Starting at the first line of the data, please print exactly those lines through the one that holds "(128,1573) -- (269,1573);", omitting every picture.

COLLECTED MATERIAL.
════════════════

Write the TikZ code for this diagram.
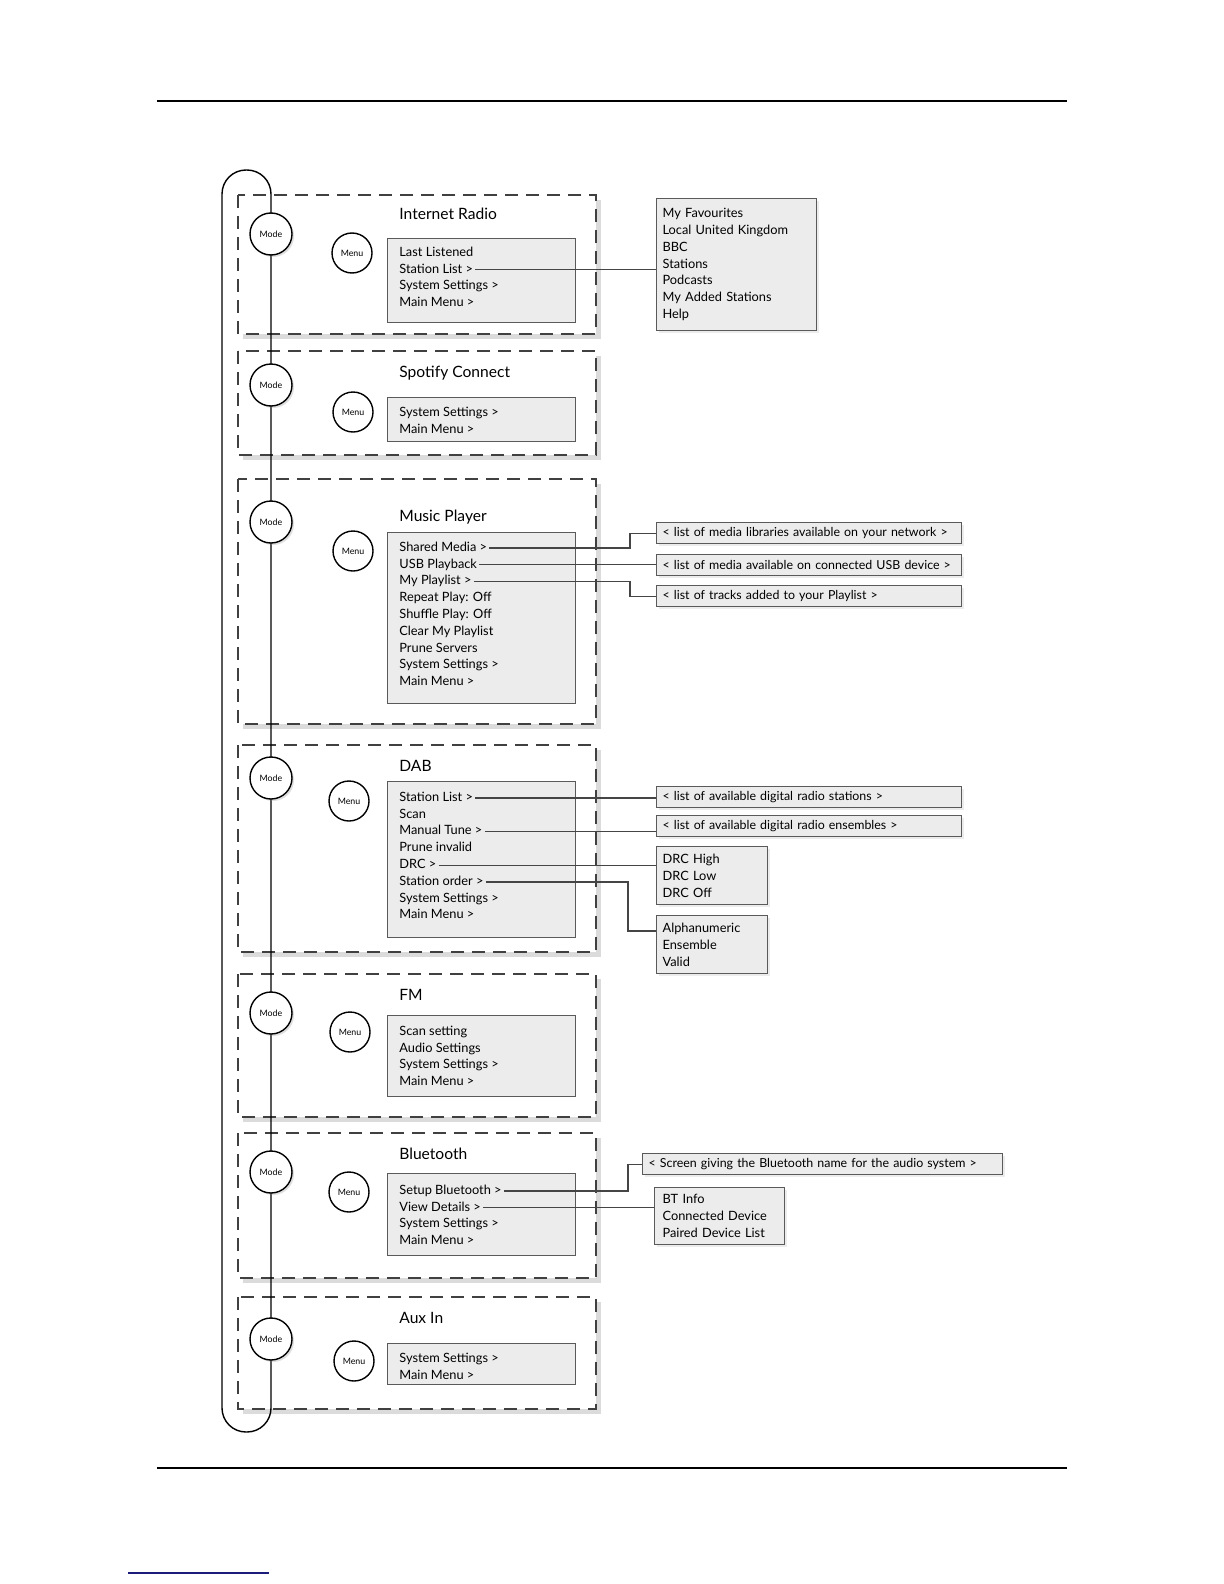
\documentclass[tikz,border=0pt]{standalone}
\usepackage{fontspec}
\setmainfont{Lato}
\usetikzlibrary{calc,shadows}
\usepackage{xcolor}
\definecolor{cpanel}{HTML}{ECECEC}
\definecolor{cedge}{HTML}{5A5A5A}
\definecolor{cwire}{HTML}{454545}
\definecolor{clink}{HTML}{1C1C7A}
\tikzset{
	every picture/.style={font=\fontsize{6.4}{8.4}\selectfont,},
	ttl/.style={font=\fontsize{7.8}{7.8}\selectfont, anchor=west, inner sep=0},
	btn/.style={font=\fontsize{4.4}{4.4}\selectfont,},
	lw/.style={line width=0.7pt,},
	%%%
	modebox/.style={draw=black!75, line width=1pt, dash pattern=on 6.5pt off 4pt, fill=white,
		drop shadow={shadow xshift=2.5pt, shadow yshift=-2.5pt, opacity=0.28}},
	panel/.style={draw=cedge, line width=0.6pt, fill=cpanel},
	sub/.style={panel, anchor=north west, inner xsep=3pt, inner ysep=0pt, align=left,
		drop shadow={shadow xshift=1pt, shadow yshift=-1pt, opacity=0.15}},
	oneline/.style={sub, minimum height=10.5pt, font=\fontsize{6.2}{8.4}\selectfont},
	item/.style={anchor=west, inner sep=0, text height=4.6pt, text depth=1.4pt},
	%%%
	modebtn/.style={circle, draw=black, lw, fill=white, minimum size=21pt, inner sep=0, btn,
		drop shadow={shadow xshift=1pt, shadow yshift=-1pt, opacity=0.25}},
	menubtn/.style={circle, draw=black, lw, fill=white, minimum size=20pt, inner sep=0, btn},
	wire/.style={cwire, line width=0.55pt},
	rule/.style={black, line width=0.75pt},
}
\gdef\pitch{16.8}
\gdef\xL{238}
\gdef\xR{596}

\begin{document}
\begin{tikzpicture}[x=0.5pt, y=-0.5pt]

	\useasboundingbox (0,0) rectangle (1224,1584);
	\fill[white] (0,0) rectangle (1224,1584);

	%%% Page rules

	\draw[rule] (157,101) -- (1067,101);
	\draw[rule] (157,1468) -- (1067,1468);
	\draw[clink, line width=0.8pt] (128,1573) -- (269,1573);

	%%% Mode frames

	\draw[modebox] (\xL,195) rectangle (\xR,334);
	\draw[modebox] (\xL,351) rectangle (\xR,455);
	\draw[modebox] (\xL,479) rectangle (\xR,724);
	\draw[modebox] (\xL,745) rectangle (\xR,952);
	\draw[modebox] (\xL,974) rectangle (\xR,1117);
	\draw[modebox] (\xL,1133) rectangle (\xR,1278);
	\draw[modebox] (\xL,1297) rectangle (\xR,1409);

	%%% Mode loop

	\draw[lw, rounded corners=12pt] (222,170) rectangle (271,1432);

	%%% Internet Radio

	\node[modebtn] (irmode) at (271,234) {Mode};
	\node[menubtn] (irmenu) at (352,253) {Menu};
	\node[ttl] (irtitle) at (399,214) {Internet Radio};
	\node[panel, anchor=north west, minimum width=94pt, minimum height=42pt] (irpanel) at (387,238) {};
	\foreach \t [count=\i] in {Last Listened, Station List >, System Settings >, Main Menu >}
		\node[item] (ir\i) at (399,{253+\pitch*(\i-1)}) {\t};
	\node[sub, minimum width=80pt, minimum height=66pt, text width=74pt] (irlist) at (656,198)
		{My Favourites\\Local United Kingdom\\BBC\\Stations\\Podcasts\\My Added Stations\\Help};
	\draw[wire] ($(ir2.east)+(2,0)$) -- (irlist.west |- ir2.east);

	%%% Spotify Connect

	\node[modebtn] (spmode) at (271,385) {Mode};
	\node[menubtn] (spmenu) at (353,412) {Menu};
	\node[ttl] (sptitle) at (399,373) {Spotify Connect};
	\node[panel, anchor=north west, minimum width=94pt, minimum height=22pt] (sppanel) at (387,397) {};
	\foreach \t [count=\i] in {System Settings >, Main Menu >}
		\node[item] (sp\i) at (399,{413+\pitch*(\i-1)}) {\t};

	%%% Music Player

	\node[modebtn] (mpmode) at (271,522) {Mode};
	\node[menubtn] (mpmenu) at (353,551) {Menu};
	\node[ttl] (mptitle) at (399,517) {Music Player};
	\node[panel, anchor=north west, minimum width=94pt, minimum height=85.5pt] (mppanel) at (387,532) {};
	\foreach \t [count=\i] in {Shared Media >, USB Playback, My Playlist >, Repeat Play: Off,
		Shuffle Play: Off, Clear My Playlist, Prune Servers, System Settings >, Main Menu >}
		\node[item] (mp\i) at (399,{548+\pitch*(\i-1)}) {\t};
	\node[oneline, minimum width=152.5pt, text width=146.5pt] (mpnet) at (656,522)
		{\mbox{< list of media libraries available on your network >}};
	\node[oneline, minimum width=152.5pt, text width=146.5pt] (mpusb) at (656,554)
		{\mbox{< list of media available on connected USB device >}};
	\node[oneline, minimum width=152.5pt, text width=146.5pt] (mptracks) at (656,585)
		{\mbox{< list of tracks added to your Playlist >}};
	\coordinate (mpknee) at (630,0);
	\draw[wire] ($(mp1.east)+(2,0)$) -- (mpknee |- mp1.east) -- (mpknee |- mpnet.west) -- (mpnet.west);
	\draw[wire] ($(mp2.east)+(2,0)$) -- (mpusb.west |- mp2.east);
	\draw[wire] ($(mp3.east)+(2,0)$) -- (mpknee |- mp3.east) -- (mpknee |- mptracks.west) -- (mptracks.west);

	%%% DAB

	\node[modebtn] (dabmode) at (271,778) {Mode};
	\node[menubtn] (dabmenu) at (349,801) {Menu};
	\node[ttl] (dabtitle) at (399,766) {DAB};
	\node[panel, anchor=north west, minimum width=94pt, minimum height=78pt] (dabpanel) at (387,781) {};
	\foreach \t [count=\i] in {Station List >, Scan, Manual Tune >, Prune invalid, DRC >,
		Station order >, System Settings >, Main Menu >}
		\node[item] (dab\i) at (399,{798+\pitch*(\i-1)}) {\t};
	\node[oneline, minimum width=152.5pt, text width=146.5pt] (dabstations) at (656,786)
		{\mbox{< list of available digital radio stations >}};
	\node[oneline, minimum width=152.5pt, text width=146.5pt] (dabensembles) at (656,815)
		{\mbox{< list of available digital radio ensembles >}};
	\node[sub, minimum width=55.5pt, minimum height=29pt, text width=49.5pt] (dabdrc) at (656,846)
		{DRC High\\DRC Low\\DRC Off};
	\node[sub, minimum width=55.5pt, minimum height=29pt, text width=49.5pt] (daborder) at (656,915)
		{Alphanumeric\\Ensemble\\Valid};
	\coordinate (dabknee) at (628,0);
	\draw[wire] ($(dab1.east)+(2,0)$) -- (dabstations.west |- dab1.east);
	\draw[wire] ($(dab3.east)+(2,0)$) -- (dabensembles.west |- dab3.east);
	\draw[wire] ($(dab5.east)+(2,0)$) -- (dabdrc.west |- dab5.east);
	\draw[wire] ($(dab6.east)+(2,0)$) -- (dabknee |- dab6.east) -- ($(dabknee |- daborder.north)+(0,16)$)
		-- ($(daborder.north west)+(0,16)$);

	%%% FM

	\node[modebtn] (fmmode) at (271,1013) {Mode};
	\node[menubtn] (fmmenu) at (350,1032) {Menu};
	\node[ttl] (fmtitle) at (399,995) {FM};
	\node[panel, anchor=north west, minimum width=94pt, minimum height=40.5pt] (fmpanel) at (387,1015) {};
	\foreach \t [count=\i] in {Scan setting, Audio Settings, System Settings >, Main Menu >}
		\node[item] (fm\i) at (399,{1032+\pitch*(\i-1)}) {\t};

	%%% Bluetooth

	\node[modebtn] (btmode) at (271,1172) {Mode};
	\node[menubtn] (btmenu) at (349,1192) {Menu};
	\node[ttl] (bttitle) at (399,1154) {Bluetooth};
	\node[panel, anchor=north west, minimum width=94pt, minimum height=41pt] (btpanel) at (387,1173) {};
	\foreach \t [count=\i] in {Setup Bluetooth >, View Details >, System Settings >, Main Menu >}
		\node[item] (bt\i) at (399,{1191+\pitch*(\i-1)}) {\t};
	\node[oneline, minimum width=180pt, text width=174pt] (btname) at (642,1153)
		{\mbox{< Screen giving the Bluetooth name for the audio system >}};
	\node[sub, minimum width=65pt, minimum height=28.5pt, text width=57pt, inner xsep=4pt] (btdetails) at (654,1187)
		{BT Info\\Connected Device\\Paired Device List};
	\coordinate (btknee) at (628,0);
	\draw[wire] ($(bt1.east)+(2,0)$) -- (btknee |- bt1.east) -- (btknee |- btname.west) -- (btname.west);
	\draw[wire] ($(bt2.east)+(2,0)$) -- (btdetails.west |- bt2.east);

	%%% Aux In

	\node[modebtn] (auxmode) at (271,1339) {Mode};
	\node[menubtn] (auxmenu) at (354,1361) {Menu};
	\node[ttl] (auxtitle) at (399,1318) {Aux In};
	\node[panel, anchor=north west, minimum width=94pt, minimum height=20.5pt] (auxpanel) at (387,1343) {};
	\foreach \t [count=\i] in {System Settings >, Main Menu >}
		\node[item] (aux\i) at (399,{1359+\pitch*(\i-1)}) {\t};

\end{tikzpicture}
\end{document}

════════════════

THE COMPLETED TASK.
Write the TikZ code for this diagram.
\documentclass[tikz,border=0pt]{standalone}
\usepackage{fontspec}
\setmainfont{Lato}
\usetikzlibrary{calc,shadows}
\usepackage{xcolor}
\definecolor{cpanel}{HTML}{ECECEC}
\definecolor{cedge}{HTML}{5A5A5A}
\definecolor{cwire}{HTML}{454545}
\definecolor{clink}{HTML}{1C1C7A}
\tikzset{
	every picture/.style={font=\fontsize{6.4}{8.4}\selectfont,},
	ttl/.style={font=\fontsize{7.8}{7.8}\selectfont, anchor=west, inner sep=0},
	btn/.style={font=\fontsize{4.4}{4.4}\selectfont,},
	lw/.style={line width=0.7pt,},
	%%%
	modebox/.style={draw=black!75, line width=1pt, dash pattern=on 6.5pt off 4pt, fill=white,
		drop shadow={shadow xshift=2.5pt, shadow yshift=-2.5pt, opacity=0.28}},
	panel/.style={draw=cedge, line width=0.6pt, fill=cpanel},
	sub/.style={panel, anchor=north west, inner xsep=3pt, inner ysep=0pt, align=left,
		drop shadow={shadow xshift=1pt, shadow yshift=-1pt, opacity=0.15}},
	oneline/.style={sub, minimum height=10.5pt, font=\fontsize{6.2}{8.4}\selectfont},
	item/.style={anchor=west, inner sep=0, text height=4.6pt, text depth=1.4pt},
	%%%
	modebtn/.style={circle, draw=black, lw, fill=white, minimum size=21pt, inner sep=0, btn,
		drop shadow={shadow xshift=1pt, shadow yshift=-1pt, opacity=0.25}},
	menubtn/.style={circle, draw=black, lw, fill=white, minimum size=20pt, inner sep=0, btn},
	wire/.style={cwire, line width=0.55pt},
	rule/.style={black, line width=0.75pt},
}
\gdef\pitch{16.8}
\gdef\xL{238}
\gdef\xR{596}

\begin{document}
\begin{tikzpicture}[x=0.5pt, y=-0.5pt]

	\useasboundingbox (0,0) rectangle (1224,1584);
	\fill[white] (0,0) rectangle (1224,1584);

	%%% Page rules

	\draw[rule] (157,101) -- (1067,101);
	\draw[rule] (157,1468) -- (1067,1468);
	\draw[clink, line width=0.8pt] (128,1573) -- (269,1573);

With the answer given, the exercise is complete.